- What you are asked to do
Data follows below. Repeat exactly the lines between the line holding "Give me the Bokeh source for this chart." and the line holding "from bokeh.resources import INLINE", inclusive, and nothing more; drop pictures.
▽
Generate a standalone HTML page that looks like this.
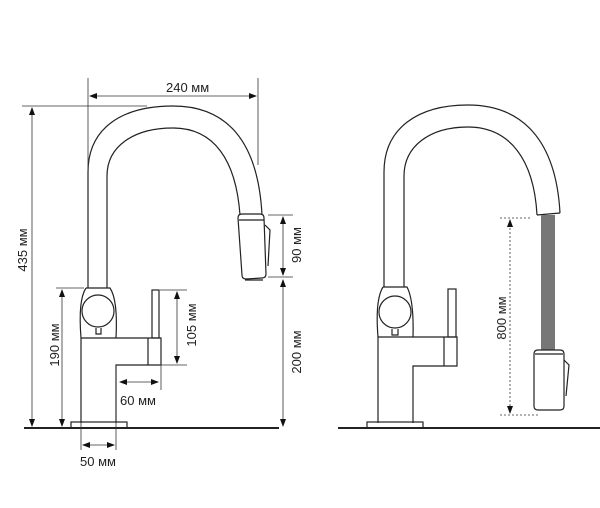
<!DOCTYPE html>
<html><head><meta charset="utf-8"><style>
html,body{margin:0;padding:0;background:#fff;}
svg{display:block;}
text{font-family:"Liberation Sans",sans-serif;font-size:13px;fill:#222;}
</style></head><body>
<svg width="600" height="508" viewBox="0 0 600 508" xmlns="http://www.w3.org/2000/svg">
<defs>
<marker id="a" markerWidth="8" markerHeight="6" refX="7" refY="3" orient="auto" markerUnits="userSpaceOnUse"><path d="M0,0 L8,3 L0,6 Z" fill="#111"/></marker>
<marker id="b" markerWidth="8" markerHeight="6" refX="1" refY="3" orient="auto" markerUnits="userSpaceOnUse"><path d="M8,0 L0,3 L8,6 Z" fill="#111"/></marker>
</defs>
<g fill="none" stroke="#222" stroke-width="1.2">
<line x1="24" y1="428" x2="279" y2="428" stroke-width="2"/>
<rect x="71" y="422" width="56" height="6"/>
<path d="M81,423 L81,338 L161,338 L161,365 L116,365 L116,423"/>
<line x1="148" y1="338" x2="148" y2="365"/>
<rect x="152" y="290" width="7" height="48"/>
<path d="M86,288 L110,288 Q118,300 116,338 M86,288 Q78,300 81,338"/>
<circle cx="98" cy="311" r="16"/>
<path d="M96,328 L96,334 L101,334 L101,328"/>
<path d="M88,288 L88,172 C88,128 122,106 173,106 C226,106 258,140 262,215"/>
<path d="M107,288 L107,176 C107,146 134,128 173,128 C214,128 236,160 240,215"/>
<path d="M238,218 Q238,214 242,214 L260,214 Q264,214 264,218 L266,274 Q266,278 262,278 L246,279 Q242,279 242,275 Z"/>
<line x1="239" y1="220" x2="264" y2="220"/>
<path d="M265,225 L270,230 L268,266"/>
<line x1="245" y1="280" x2="263" y2="280"/>
<line x1="541" y1="215" x2="541" y2="215"/>
<line x1="338" y1="428" x2="600" y2="428" stroke-width="2"/>
<rect x="367" y="422" width="56" height="6"/>
<path d="M378,423 L378,337 L457,337 L457,366 L413,366 L413,423"/>
<line x1="444" y1="337" x2="444" y2="366"/>
<rect x="448" y="289" width="8" height="48"/>
<path d="M383,287 L407,287 Q414,300 413,337 M383,287 Q375,300 378,337"/>
<circle cx="395" cy="312" r="16"/>
<path d="M392,329 L392,335 L398,335 L398,329"/>
<path d="M384,287 L384,172 C384,128 418,105 468,105 C522,105 556,140 560,213"/>
<path d="M404,287 L404,176 C404,146 430,127 468,127 C510,127 534,160 537,215"/>
<path d="M537,215 L560,213"/>
<rect x="541" y="215" width="14" height="135" fill="#777" stroke="none"/>
<path d="M534,354 Q534,350 538,350 L560,350 Q564,350 564,354 L564,406 Q564,410 560,410 L538,410 Q534,410 534,406 Z"/>
<line x1="535" y1="354" x2="563" y2="354"/>
<path d="M564,360 L569,365 L566,396"/>
</g>
<g stroke="#333" stroke-width="0.8" fill="none">
<line x1="88" y1="78" x2="88" y2="170"/>
<line x1="258" y1="78" x2="258" y2="165"/>
<line x1="90" y1="96" x2="256" y2="96" marker-start="url(#b)" marker-end="url(#a)"/>
<line x1="22" y1="106" x2="147" y2="106"/>
<line x1="32" y1="108" x2="32" y2="426" marker-start="url(#b)" marker-end="url(#a)"/>
<line x1="56" y1="288" x2="84" y2="288"/>
<line x1="62" y1="290" x2="62" y2="426" marker-start="url(#b)" marker-end="url(#a)"/>
<line x1="160" y1="290" x2="187" y2="290"/>
<line x1="160" y1="365" x2="187" y2="365"/>
<line x1="177" y1="292" x2="177" y2="363" marker-start="url(#b)" marker-end="url(#a)"/>
<line x1="268" y1="215" x2="293" y2="215"/>
<line x1="268" y1="277" x2="293" y2="277"/>
<line x1="283" y1="217" x2="283" y2="275" marker-start="url(#b)" marker-end="url(#a)"/>
<line x1="283" y1="280" x2="283" y2="426" marker-start="url(#b)" marker-end="url(#a)"/>
<line x1="116" y1="365" x2="116" y2="450"/>
<line x1="161" y1="365" x2="161" y2="390"/>
<line x1="120" y1="382" x2="158" y2="382" marker-start="url(#b)" marker-end="url(#a)"/>
<line x1="81" y1="423" x2="81" y2="450"/>
<line x1="83" y1="445" x2="114" y2="445" marker-start="url(#b)" marker-end="url(#a)"/>
<g stroke-dasharray="2,2">
<line x1="500" y1="218" x2="530" y2="218"/>
<line x1="500" y1="415" x2="540" y2="415"/>
<line x1="510" y1="220" x2="510" y2="413" marker-start="url(#b)" marker-end="url(#a)"/>
</g>
</g>
<text x="166" y="92">240 мм</text>
<text transform="translate(27,250) rotate(-90)" text-anchor="middle">435 мм</text>
<text transform="translate(59,345) rotate(-90)" text-anchor="middle">190 мм</text>
<text transform="translate(196,325) rotate(-90)" text-anchor="middle">105 мм</text>
<text transform="translate(301,245) rotate(-90)" text-anchor="middle">90 мм</text>
<text transform="translate(301,352) rotate(-90)" text-anchor="middle">200 мм</text>
<text transform="translate(506,318) rotate(-90)" text-anchor="middle">800 мм</text>
<text x="120" y="405">60 мм</text>
<text x="80" y="466">50 мм</text>
</svg>
</body></html>
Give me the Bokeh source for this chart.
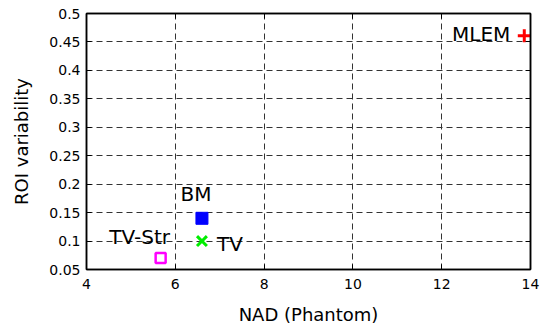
from bokeh.plotting import figure
from bokeh.models import FixedTicker, LinearAxis, Range1d
from bokeh.core.properties import value
from bokeh.embed import file_html
from bokeh.resources import INLINE

# data
methods = ["MLEM", "BM", "TV", "TV-Str"]
nad = [13.86, 6.6, 6.6, 5.67]
roi_var = [0.461, 0.14, 0.1, 0.07]

x_ticks = [4, 6, 8, 10, 12, 14]
y_ticks = [0.05, 0.1, 0.15, 0.2, 0.25, 0.3, 0.35, 0.4, 0.45, 0.5]
y_tick_labels = ["0.05", "0.1", "0.15", "0.2", "0.25", "0.3", "0.35", "0.4", "0.45", "0.5"]

FONT = "DejaVu Sans"

p = figure(width=547, height=328, output_backend="svg", toolbar_location=None,
           x_range=Range1d(4, 14), y_range=Range1d(0.05, 0.5),
           min_border_left=86, min_border_right=17, min_border_top=13, min_border_bottom=59)
p.outline_line_color = "black"
p.outline_line_width = 1.5
p.background_fill_color = "white"
p.border_fill_color = "white"

for ax in (p.xaxis[0], p.yaxis[0]):
    ax.major_tick_in = 5
    ax.major_tick_out = 0
    ax.minor_tick_line_color = None
    ax.axis_line_width = 1.5
    ax.major_label_text_font = FONT
    ax.major_label_text_font_size = "14px"
    ax.major_label_text_color = "black"
    ax.axis_label_text_font = FONT
    ax.axis_label_text_font_size = "18px"
    ax.axis_label_text_font_style = "normal"
    ax.axis_label_text_color = "black"

p.xaxis.ticker = FixedTicker(ticks=x_ticks)
p.yaxis.ticker = FixedTicker(ticks=y_ticks)
p.yaxis.major_label_overrides = {t: l for t, l in zip(y_ticks, y_tick_labels)}
p.xaxis.axis_label = "NAD (Phantom)"
p.yaxis.axis_label = "ROI variability"
p.xaxis.major_label_standoff = 9
p.yaxis.major_label_standoff = 6
p.xaxis.axis_label_standoff = 12
p.yaxis.axis_label_standoff = 14

# top/right tick-only axes
top = LinearAxis(ticker=FixedTicker(ticks=x_ticks), major_label_text_font_size="0px",
                 major_tick_in=5, major_tick_out=0, minor_tick_line_color=None, axis_line_width=1.5)
right = LinearAxis(ticker=FixedTicker(ticks=y_ticks), major_label_text_font_size="0px",
                   major_tick_in=5, major_tick_out=0, minor_tick_line_color=None, axis_line_width=1.5)
top.major_label_standoff = 0
right.major_label_standoff = 0
p.add_layout(top, "above")
p.add_layout(right, "right")

for g in (p.xgrid[0], p.ygrid[0]):
    g.grid_line_color = "#333333"
    g.grid_line_dash = "6 4"
    g.grid_line_width = 1

# markers
p.scatter([nad[0]], [roi_var[0]], marker="cross", size=13, line_color="#ff0000", line_width=3)
p.scatter([nad[1]], [roi_var[1]], marker="square", size=12, fill_color="#0000ff", line_color="#0000ff")
p.scatter([nad[2]], [roi_var[2]], marker="x", size=14, line_color="#00ee00", line_width=3)
p.scatter([nad[3]], [roi_var[3]], marker="square", size=10, fill_color="white",
          line_color="#ff00ff", line_width=2.5)

# labels
txt = dict(text_font=value(FONT), text_font_size="20px", text_color="black", text_baseline="middle")
p.text([nad[0]], [roi_var[0]], text=[methods[0]], text_align="right", x_offset=-14, y_offset=-2, **txt)
p.text([nad[1]], [roi_var[1]], text=[methods[1]], text_align="center", x_offset=-6, y_offset=-24, **txt)
p.text([nad[2]], [roi_var[2]], text=[methods[2]], text_align="left", x_offset=15, y_offset=3, **txt)
p.text([nad[3]], [roi_var[3]], text=[methods[3]], text_align="center", x_offset=-21, y_offset=-21, **txt)

open("out.html", "w").write(file_html(p, INLINE))
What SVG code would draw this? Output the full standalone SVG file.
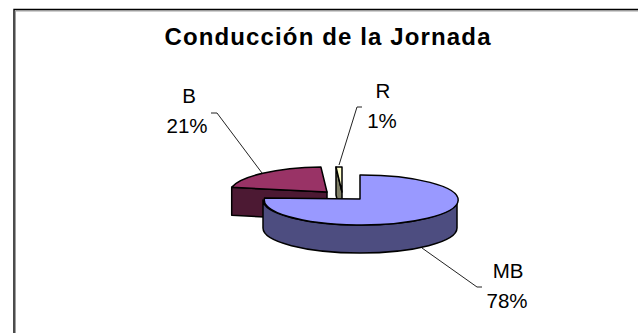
<svg xmlns="http://www.w3.org/2000/svg" width="638" height="333" viewBox="0 0 638 333">
<style>
.frame{fill:none;stroke:#000;stroke-width:1.4}
.shadow{fill:none;stroke:#a0a0a0;stroke-width:1}
.edge{stroke:#000;stroke-width:1.5;stroke-linejoin:round}
.lbl{font-family:"Liberation Sans",Arial,sans-serif;font-size:20.5px;fill:#000;text-anchor:middle}
.title{font-family:"Liberation Sans",Arial,sans-serif;font-size:24px;font-weight:bold;fill:#000;text-anchor:middle}
.leader{fill:none;stroke:#222;stroke-width:1}
</style>
<rect width="638" height="333" fill="#fff"/>
<path class="shadow" d="M15.5,333 V11 H638"/>
<path class="frame" d="M14,333 V9.5 H638"/>
<g id="title"><text class="title" x="327.5" y="45" textLength="326" lengthAdjust="spacing">Conducción de la Jornada</text></g>
<g id="slice-B">
<path class="edge" fill="#4c1933" d="M231.7,187.3 L327,192 L327,220 L231.7,215.3 Z"/>
<path class="edge" fill="#993366" d="M327,192 L231.7,187.3 A97,25 0 0 1 320.9,167 Z"/>
</g>
<g id="slice-R">
<path class="edge" fill="#7f7f66" d="M336,167 L342,192 L342,220 L336,195 Z"/>
<path class="edge" fill="#ffffcc" d="M342,192 L336,167 L342,167 Z"/>
</g>
<g id="slice-MB">
<path class="edge" fill="#4d4d80" d="M457,200 A97,25 0 0 1 263,200 L263,228 A97,25 0 0 0 457,228 Z"/>
<path class="edge" fill="#9999ff" d="M360,199 L360,175 A97,25 0 1 1 264.5,198 Z"/>
</g>
<g id="connectors">
<polyline class="leader" points="211,113 217,113 262,173"/>
<polyline class="leader" points="362,107 357,107 339,165"/>
<polyline class="leader" points="422,248 477,287 482,287"/>
</g>
<g id="label-B"><text class="lbl" x="189" y="103">B</text><text class="lbl" x="187" y="133">21%</text></g>
<g id="label-R"><text class="lbl" x="383" y="98">R</text><text class="lbl" x="382" y="128">1%</text></g>
<g id="label-MB"><text class="lbl" x="508" y="278">MB</text><text class="lbl" x="507" y="308">78%</text></g>
</svg>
△
- Response for this exercise
Give me the Bokeh source for this chart.
from bokeh.plotting import figure
from bokeh.models import FixedTicker, LinearAxis, Range1d
from bokeh.core.properties import value
from bokeh.embed import file_html
from bokeh.resources import INLINE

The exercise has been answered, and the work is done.